Stephanie didn’t speak much English either and she talked very quickly. I hoped that I understood everything that I really needed to know. She wanted me to pay in cash for the deposit and the first month rent, but I had brought some of my money in Traveler’s checks in Euros. She finally agreed to take the deposit in the traveler’s checks but insisted on cash for the rent. She said that it was too hard to cash the traveler’s checks and later after it took me hours to find an institution that would do so, I understood her point. There had been a miscommunication about a DSL line, she thinking that I wanted one and me without a computer to use on it. She said she would cancel it, but in the process of doing that the phone service accidentally got cancelled as well. She showed me around and pointed out how to light the pilot lights on the stove and oven and how to turn on the heat and where the vacuum cleaner was located in the hall. We set a time for her to pick up the next month’s rent and then she hurried out to get back to work.
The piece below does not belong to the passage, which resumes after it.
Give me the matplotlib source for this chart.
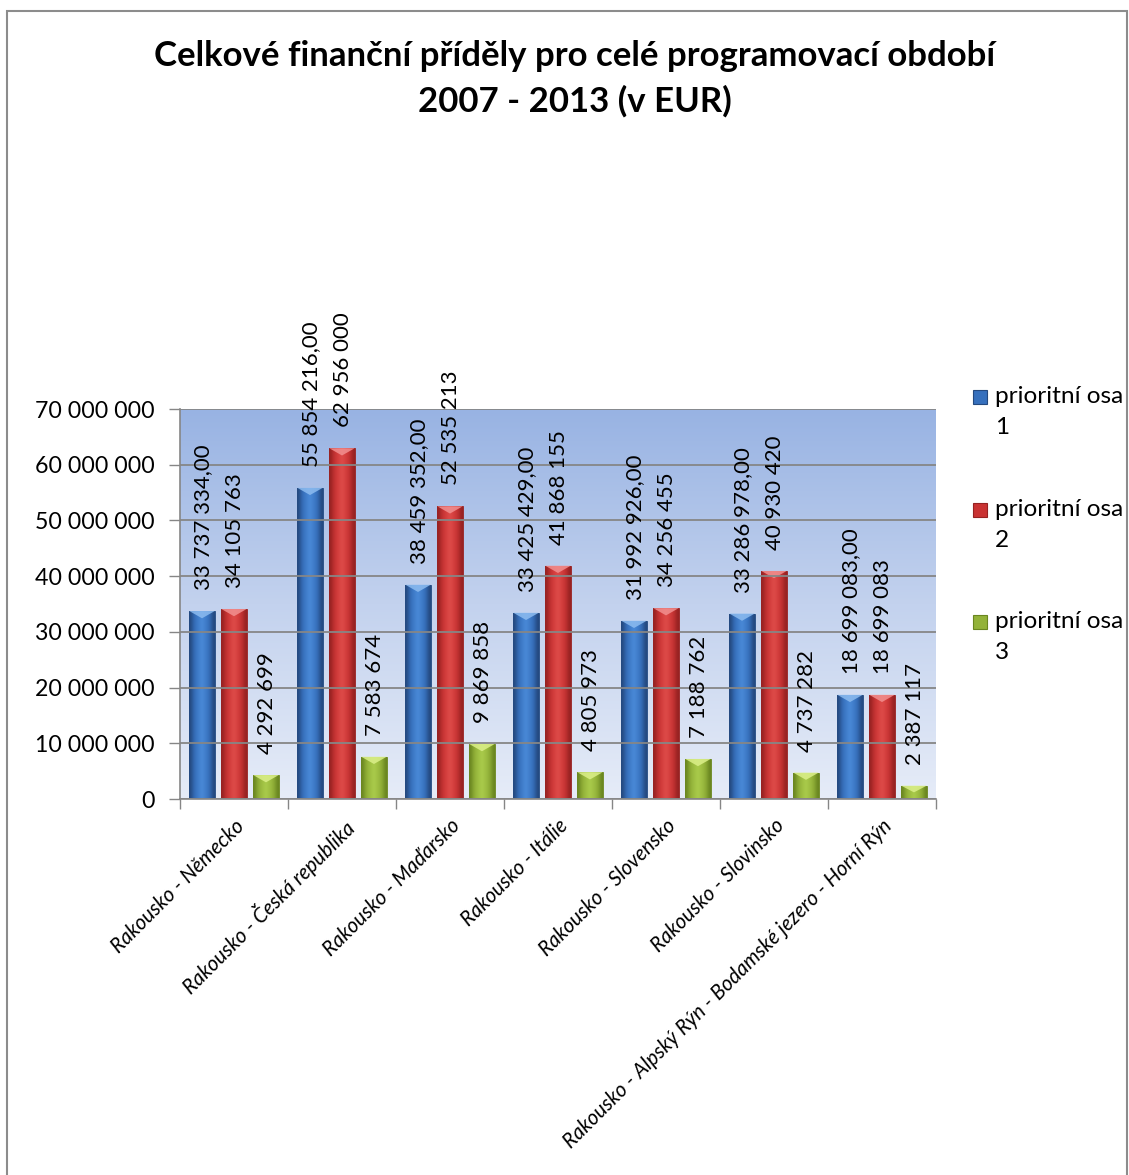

Finally I was alone in my own apartment in Paris. My first impression was that it was kind of dingy and very small and located in a questionable neighborhood. And it might have the world’s smallest kitchen and bathroom. But within minutes of arriving I had already met and been inside a Parisian’s home. Not exactly what I had expected. There is a view of Sacre Coeur from my window, if you stick your head way out that is. As soon as I opened the window I noticed that my place is in a flight pattern for the largest flock of pigeons that I have ever seen. Literally hundreds of birds zoomed around the corner of Rue Ornano onto Rue Hermel (my street) at my apartment level, past my window and settled on the roof of the building next to mine. This went on for about 5 minutes and then 10 minutes later they all went back the opposite direction. I was worried that they might stop short and fly into my room by accident, but that never happened. Also, there are some really nice big sycamore trees across the street which are quite pretty and remind me of the sycamore trees outside my window in Emeryville.
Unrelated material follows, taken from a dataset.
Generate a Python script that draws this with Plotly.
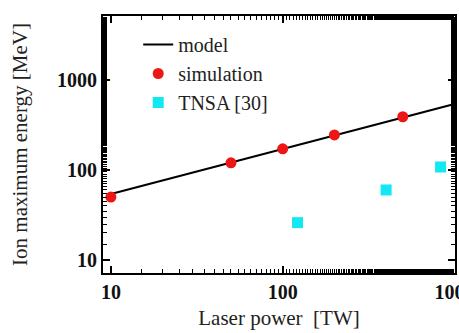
import plotly.graph_objects as go

model_x = [10, 1000]
model_y = [54, 540]

sim_x = [10, 50, 100, 200, 500]
sim_y = [50, 120, 172, 245, 390]

tnsa_x = [122, 400, 830]
tnsa_y = [26, 60, 108]

x_ticks = [10, 100, 1000]
y_ticks = [10, 100, 1000]

FONT = "Liberation Serif, Times New Roman, serif"

fig = go.Figure()
fig.add_trace(go.Scatter(x=model_x, y=model_y, mode="lines", name="model",
                         line=dict(color="black", width=2)))
fig.add_trace(go.Scatter(x=sim_x, y=sim_y, mode="markers", name="simulation",
                         marker=dict(color="#ee1515", size=11, symbol="circle")))
fig.add_trace(go.Scatter(x=tnsa_x, y=tnsa_y, mode="markers", name="TNSA [30]",
                         marker=dict(color="#12e8f2", size=11, symbol="square")))

axis_common = dict(
    type="log", showgrid=False, zeroline=False, automargin=False,
    showline=True, linecolor="black", linewidth=2, mirror="allticks",
    ticks="inside", ticklen=7, tickwidth=1.5, tickcolor="black",
    minor=dict(ticks="inside", ticklen=4, tickcolor="black", tickwidth=1, showgrid=False),
    tickfont=dict(family=FONT, size=20, color="#111", weight="bold"),
    ticklabeloverflow="allow",
)

fig.update_xaxes(**axis_common, range=[0.954, 3.003], tickvals=x_ticks,
                 ticktext=[str(v) for v in x_ticks],
                 title=dict(text="Laser power  [TW]", font=dict(family=FONT, size=21, color="#222"),
                            standoff=8))
fig.update_yaxes(**axis_common, range=[0.856, 3.71], tickvals=y_ticks,
                 ticktext=[str(v) for v in y_ticks],
                 title=dict(text="Ion maximum energy [MeV]", font=dict(family=FONT, size=21, color="#222"),
                            standoff=24))

fig.update_layout(
    width=459, height=333,
    margin=dict(l=103, r=4, t=16, b=60),
    paper_bgcolor="white", plot_bgcolor="white",
    font=dict(family=FONT, size=20, color="#222"),
    showlegend=True,
    legend=dict(x=0.1, y=0.965, xanchor="left", yanchor="top",
                bgcolor="rgba(0,0,0,0)", font=dict(family=FONT, size=20, color="#222"),
                tracegroupgap=0, itemsizing="trace"),
)

fig.write_html("out.html")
After dealing with Stephanie I changed, unpacked and went for a walk. I was a little nervous about getting lost because I was pretty jet lagged and not yet oriented. But I did fine. I located 2 parks, several boulangeries, many charcuteries, ATM’s, bus stops and the metro. There is a McDonald’s and two Pizza Huts within a couple of blocks. I hope that I will never actually go IN them. There are lots of little restaurants and brasseries but none looked especially appealing. I will have to do some further searching for my local hangout spots.

I have had a few brief thoughts of “What am I doing here? What have I gotten myself into?” I have no idea what this experience holds for me. Everything feels so new and foreign to me. It definitely is different to be in a place that you are going to try to make your new home versus just being a tourist and traveling through. I want cafes and stores and boulangeries to become familiar and to be able to interact with the owners and workers as someone would who lives here.

It is a very pleasant temperature here now, probably around 70 degrees and a little cloudy. It is about 4:00p.m. and I think that I am going to take a nice bubble bath and try to erase the travel grime and ache away. Hopefully I will be able to stay up for a few more hours, but I didn’t sleep on the plane so I have been up for about 26 hours already. While soaking in the tub I realized that there is a window at the end of the tub where the shower is hooked up that looks directly into the kitchen. How weird is that? Maybe the French think that it is "tres romantique"; I will have to put up a poster or something for when I have guests so that the person making breakfast doesn’t have to look at the naked person taking a shower. It is amazing how much they have crammed into this tiny bathroom. The toilet is squeezed in between the sink and a washing machine so tightly it is hard to sit on it correctly. On the other side of the washing machine is the big bath tub which has very high sides, requiring me to practically vault in and out of it. A clothes rack is strung above the tub and can be lowered by a set of pulleys. It is all tiled with pale blue tiles and there is a red, white and blue foot- shaped throw rug on the floor. It will be interesting adjusting to this apartment and to being in a foreign country. I am excited about the challenge and adventure of it all. But first of all I need to get some sleep.